→ **Challenge**
Give again, word for word, each line from the top of the listing through the line that holds "b21_mean = [230, 160]".

→ **Dataset extract**
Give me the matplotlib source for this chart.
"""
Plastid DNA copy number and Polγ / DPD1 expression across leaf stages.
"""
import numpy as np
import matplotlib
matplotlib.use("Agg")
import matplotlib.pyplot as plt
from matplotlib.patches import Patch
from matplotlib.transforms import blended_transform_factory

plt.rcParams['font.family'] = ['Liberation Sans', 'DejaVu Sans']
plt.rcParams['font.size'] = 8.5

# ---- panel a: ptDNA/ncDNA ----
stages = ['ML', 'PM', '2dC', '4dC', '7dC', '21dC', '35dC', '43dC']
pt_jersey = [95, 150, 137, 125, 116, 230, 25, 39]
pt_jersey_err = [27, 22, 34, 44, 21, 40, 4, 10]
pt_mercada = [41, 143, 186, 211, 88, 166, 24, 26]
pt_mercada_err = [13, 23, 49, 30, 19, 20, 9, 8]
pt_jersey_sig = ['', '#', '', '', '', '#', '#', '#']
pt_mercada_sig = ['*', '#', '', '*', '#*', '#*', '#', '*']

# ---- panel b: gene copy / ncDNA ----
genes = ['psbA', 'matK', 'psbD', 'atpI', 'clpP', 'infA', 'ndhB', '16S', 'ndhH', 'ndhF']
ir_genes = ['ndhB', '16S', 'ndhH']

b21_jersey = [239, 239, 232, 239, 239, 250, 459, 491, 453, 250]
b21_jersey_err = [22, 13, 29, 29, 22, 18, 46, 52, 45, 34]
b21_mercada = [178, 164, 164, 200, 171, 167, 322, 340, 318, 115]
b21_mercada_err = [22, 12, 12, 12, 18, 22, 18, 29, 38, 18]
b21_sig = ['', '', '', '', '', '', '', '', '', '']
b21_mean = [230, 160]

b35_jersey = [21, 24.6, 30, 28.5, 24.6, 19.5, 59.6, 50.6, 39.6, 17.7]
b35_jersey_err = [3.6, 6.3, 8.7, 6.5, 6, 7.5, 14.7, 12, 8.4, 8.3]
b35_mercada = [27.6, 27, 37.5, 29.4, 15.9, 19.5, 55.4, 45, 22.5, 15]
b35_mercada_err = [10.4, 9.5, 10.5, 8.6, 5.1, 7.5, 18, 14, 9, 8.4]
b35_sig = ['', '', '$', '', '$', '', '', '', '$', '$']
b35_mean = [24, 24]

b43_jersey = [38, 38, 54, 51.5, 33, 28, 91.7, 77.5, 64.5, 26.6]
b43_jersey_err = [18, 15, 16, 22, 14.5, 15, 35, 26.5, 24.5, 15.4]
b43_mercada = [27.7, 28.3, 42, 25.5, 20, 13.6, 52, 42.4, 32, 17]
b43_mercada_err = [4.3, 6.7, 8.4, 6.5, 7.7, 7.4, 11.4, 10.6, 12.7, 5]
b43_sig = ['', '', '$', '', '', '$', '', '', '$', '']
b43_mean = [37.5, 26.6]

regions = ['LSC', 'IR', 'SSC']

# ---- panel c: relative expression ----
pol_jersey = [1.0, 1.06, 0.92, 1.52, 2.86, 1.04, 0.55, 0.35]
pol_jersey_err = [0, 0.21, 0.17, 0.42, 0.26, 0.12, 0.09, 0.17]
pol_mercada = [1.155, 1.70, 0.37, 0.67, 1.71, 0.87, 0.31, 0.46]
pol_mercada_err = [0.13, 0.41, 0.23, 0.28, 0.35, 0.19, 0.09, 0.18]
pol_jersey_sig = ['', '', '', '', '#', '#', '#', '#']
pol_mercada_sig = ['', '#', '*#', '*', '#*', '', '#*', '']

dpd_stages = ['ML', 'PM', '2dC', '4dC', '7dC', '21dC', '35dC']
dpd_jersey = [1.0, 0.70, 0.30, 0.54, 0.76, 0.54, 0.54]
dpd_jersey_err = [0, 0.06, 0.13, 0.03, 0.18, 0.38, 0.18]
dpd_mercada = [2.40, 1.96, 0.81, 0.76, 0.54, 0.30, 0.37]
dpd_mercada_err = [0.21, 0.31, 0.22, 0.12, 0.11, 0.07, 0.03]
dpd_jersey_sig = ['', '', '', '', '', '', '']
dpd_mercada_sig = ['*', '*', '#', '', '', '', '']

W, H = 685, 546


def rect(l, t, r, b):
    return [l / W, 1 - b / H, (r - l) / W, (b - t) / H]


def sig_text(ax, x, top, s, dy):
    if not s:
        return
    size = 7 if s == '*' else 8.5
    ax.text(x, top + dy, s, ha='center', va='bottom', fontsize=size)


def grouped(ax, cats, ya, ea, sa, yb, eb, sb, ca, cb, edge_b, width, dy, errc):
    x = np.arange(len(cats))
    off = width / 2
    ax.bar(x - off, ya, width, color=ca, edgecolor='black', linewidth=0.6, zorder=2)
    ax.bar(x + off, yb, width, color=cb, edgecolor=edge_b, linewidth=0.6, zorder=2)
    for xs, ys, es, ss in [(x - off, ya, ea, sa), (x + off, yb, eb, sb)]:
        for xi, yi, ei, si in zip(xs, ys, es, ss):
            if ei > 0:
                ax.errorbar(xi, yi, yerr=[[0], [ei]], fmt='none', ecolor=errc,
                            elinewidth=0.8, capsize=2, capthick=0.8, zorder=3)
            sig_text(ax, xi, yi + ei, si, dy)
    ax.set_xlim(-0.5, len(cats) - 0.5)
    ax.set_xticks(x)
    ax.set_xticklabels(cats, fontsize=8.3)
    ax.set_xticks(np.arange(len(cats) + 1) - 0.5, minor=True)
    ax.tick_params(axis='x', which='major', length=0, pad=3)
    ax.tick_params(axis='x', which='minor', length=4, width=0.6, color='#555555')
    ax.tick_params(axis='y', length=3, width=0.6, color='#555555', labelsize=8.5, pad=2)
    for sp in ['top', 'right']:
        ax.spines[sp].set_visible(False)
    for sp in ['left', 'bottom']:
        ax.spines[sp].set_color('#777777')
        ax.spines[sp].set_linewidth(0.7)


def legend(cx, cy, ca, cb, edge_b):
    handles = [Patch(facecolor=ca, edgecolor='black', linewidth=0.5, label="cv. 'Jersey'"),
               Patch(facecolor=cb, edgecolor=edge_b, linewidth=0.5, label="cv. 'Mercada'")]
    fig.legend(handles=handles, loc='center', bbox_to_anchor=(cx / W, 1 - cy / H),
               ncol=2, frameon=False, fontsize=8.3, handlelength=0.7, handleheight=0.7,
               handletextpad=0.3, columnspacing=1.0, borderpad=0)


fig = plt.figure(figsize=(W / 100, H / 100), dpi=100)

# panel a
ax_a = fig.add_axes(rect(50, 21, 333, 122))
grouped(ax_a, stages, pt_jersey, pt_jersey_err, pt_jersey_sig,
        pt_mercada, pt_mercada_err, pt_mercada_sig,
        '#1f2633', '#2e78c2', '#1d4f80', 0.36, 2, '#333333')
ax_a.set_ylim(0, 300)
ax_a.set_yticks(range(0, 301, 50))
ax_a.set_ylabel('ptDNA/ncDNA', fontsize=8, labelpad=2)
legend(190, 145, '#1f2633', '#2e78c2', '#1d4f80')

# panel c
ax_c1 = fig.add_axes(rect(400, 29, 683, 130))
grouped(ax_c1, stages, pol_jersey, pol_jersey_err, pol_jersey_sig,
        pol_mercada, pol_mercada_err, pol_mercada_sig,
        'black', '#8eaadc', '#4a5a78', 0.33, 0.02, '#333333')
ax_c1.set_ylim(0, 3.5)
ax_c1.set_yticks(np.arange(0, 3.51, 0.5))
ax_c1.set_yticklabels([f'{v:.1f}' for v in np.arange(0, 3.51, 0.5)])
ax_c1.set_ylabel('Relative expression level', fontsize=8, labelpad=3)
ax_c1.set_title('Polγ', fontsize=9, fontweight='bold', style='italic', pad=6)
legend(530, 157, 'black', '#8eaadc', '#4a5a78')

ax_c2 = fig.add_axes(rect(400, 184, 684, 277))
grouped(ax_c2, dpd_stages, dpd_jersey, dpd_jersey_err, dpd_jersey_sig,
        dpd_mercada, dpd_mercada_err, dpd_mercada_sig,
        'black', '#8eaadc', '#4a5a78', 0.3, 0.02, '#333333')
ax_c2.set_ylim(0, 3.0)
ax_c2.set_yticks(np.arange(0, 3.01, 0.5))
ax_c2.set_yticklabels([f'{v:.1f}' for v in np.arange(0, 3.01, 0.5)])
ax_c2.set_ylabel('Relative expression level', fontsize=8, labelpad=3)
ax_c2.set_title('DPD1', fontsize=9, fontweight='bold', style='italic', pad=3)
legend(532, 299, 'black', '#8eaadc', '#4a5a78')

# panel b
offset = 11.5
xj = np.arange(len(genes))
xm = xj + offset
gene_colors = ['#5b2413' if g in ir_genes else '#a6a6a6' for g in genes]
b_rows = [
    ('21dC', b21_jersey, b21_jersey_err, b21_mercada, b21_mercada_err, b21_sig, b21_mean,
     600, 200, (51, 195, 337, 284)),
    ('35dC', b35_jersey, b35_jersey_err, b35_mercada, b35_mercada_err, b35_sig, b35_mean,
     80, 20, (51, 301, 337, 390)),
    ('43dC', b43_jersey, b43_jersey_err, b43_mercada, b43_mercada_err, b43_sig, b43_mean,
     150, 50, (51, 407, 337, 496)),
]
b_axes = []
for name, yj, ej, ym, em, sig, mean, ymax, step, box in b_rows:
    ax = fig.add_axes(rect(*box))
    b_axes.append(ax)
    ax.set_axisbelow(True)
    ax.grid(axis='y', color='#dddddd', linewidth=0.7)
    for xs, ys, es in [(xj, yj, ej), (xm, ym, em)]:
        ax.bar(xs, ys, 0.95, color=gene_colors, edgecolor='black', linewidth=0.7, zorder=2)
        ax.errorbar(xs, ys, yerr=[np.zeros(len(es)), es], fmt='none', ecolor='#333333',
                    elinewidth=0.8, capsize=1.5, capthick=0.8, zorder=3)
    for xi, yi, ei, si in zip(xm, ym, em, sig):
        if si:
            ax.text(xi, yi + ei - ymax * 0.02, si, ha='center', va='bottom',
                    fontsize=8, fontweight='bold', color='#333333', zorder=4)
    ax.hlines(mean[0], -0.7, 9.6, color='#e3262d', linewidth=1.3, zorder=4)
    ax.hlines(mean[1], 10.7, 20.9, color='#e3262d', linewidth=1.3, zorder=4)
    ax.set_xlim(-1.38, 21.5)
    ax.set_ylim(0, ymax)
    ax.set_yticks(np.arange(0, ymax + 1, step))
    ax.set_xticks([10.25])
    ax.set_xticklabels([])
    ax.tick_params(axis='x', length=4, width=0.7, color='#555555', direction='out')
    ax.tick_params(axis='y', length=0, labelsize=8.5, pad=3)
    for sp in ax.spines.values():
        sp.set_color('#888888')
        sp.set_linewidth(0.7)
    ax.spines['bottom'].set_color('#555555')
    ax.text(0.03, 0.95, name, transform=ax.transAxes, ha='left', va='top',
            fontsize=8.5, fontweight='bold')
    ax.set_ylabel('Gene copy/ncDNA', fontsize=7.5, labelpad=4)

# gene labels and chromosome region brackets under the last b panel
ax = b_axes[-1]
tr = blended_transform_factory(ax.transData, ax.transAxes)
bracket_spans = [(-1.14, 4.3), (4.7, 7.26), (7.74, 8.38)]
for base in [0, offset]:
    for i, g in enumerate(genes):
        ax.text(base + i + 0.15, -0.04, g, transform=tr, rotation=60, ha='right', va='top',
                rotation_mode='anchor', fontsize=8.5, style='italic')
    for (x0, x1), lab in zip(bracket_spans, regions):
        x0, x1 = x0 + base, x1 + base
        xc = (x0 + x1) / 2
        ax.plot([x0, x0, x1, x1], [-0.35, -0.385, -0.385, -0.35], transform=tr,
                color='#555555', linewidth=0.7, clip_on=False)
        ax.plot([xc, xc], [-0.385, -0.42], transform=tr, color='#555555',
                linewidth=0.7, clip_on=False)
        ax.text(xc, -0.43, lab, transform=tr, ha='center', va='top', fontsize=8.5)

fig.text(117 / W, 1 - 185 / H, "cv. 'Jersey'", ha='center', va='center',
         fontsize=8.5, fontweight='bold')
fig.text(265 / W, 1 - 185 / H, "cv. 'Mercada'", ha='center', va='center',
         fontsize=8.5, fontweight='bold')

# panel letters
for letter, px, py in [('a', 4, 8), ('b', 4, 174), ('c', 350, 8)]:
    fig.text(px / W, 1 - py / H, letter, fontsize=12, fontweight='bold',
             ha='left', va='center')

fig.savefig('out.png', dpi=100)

→ **Answer for this exercise**
Give me the matplotlib source for this chart.
"""
Plastid DNA copy number and Polγ / DPD1 expression across leaf stages.
"""
import numpy as np
import matplotlib
matplotlib.use("Agg")
import matplotlib.pyplot as plt
from matplotlib.patches import Patch
from matplotlib.transforms import blended_transform_factory

plt.rcParams['font.family'] = ['Liberation Sans', 'DejaVu Sans']
plt.rcParams['font.size'] = 8.5

# ---- panel a: ptDNA/ncDNA ----
stages = ['ML', 'PM', '2dC', '4dC', '7dC', '21dC', '35dC', '43dC']
pt_jersey = [95, 150, 137, 125, 116, 230, 25, 39]
pt_jersey_err = [27, 22, 34, 44, 21, 40, 4, 10]
pt_mercada = [41, 143, 186, 211, 88, 166, 24, 26]
pt_mercada_err = [13, 23, 49, 30, 19, 20, 9, 8]
pt_jersey_sig = ['', '#', '', '', '', '#', '#', '#']
pt_mercada_sig = ['*', '#', '', '*', '#*', '#*', '#', '*']

# ---- panel b: gene copy / ncDNA ----
genes = ['psbA', 'matK', 'psbD', 'atpI', 'clpP', 'infA', 'ndhB', '16S', 'ndhH', 'ndhF']
ir_genes = ['ndhB', '16S', 'ndhH']

b21_jersey = [239, 239, 232, 239, 239, 250, 459, 491, 453, 250]
b21_jersey_err = [22, 13, 29, 29, 22, 18, 46, 52, 45, 34]
b21_mercada = [178, 164, 164, 200, 171, 167, 322, 340, 318, 115]
b21_mercada_err = [22, 12, 12, 12, 18, 22, 18, 29, 38, 18]
b21_sig = ['', '', '', '', '', '', '', '', '', '']
b21_mean = [230, 160]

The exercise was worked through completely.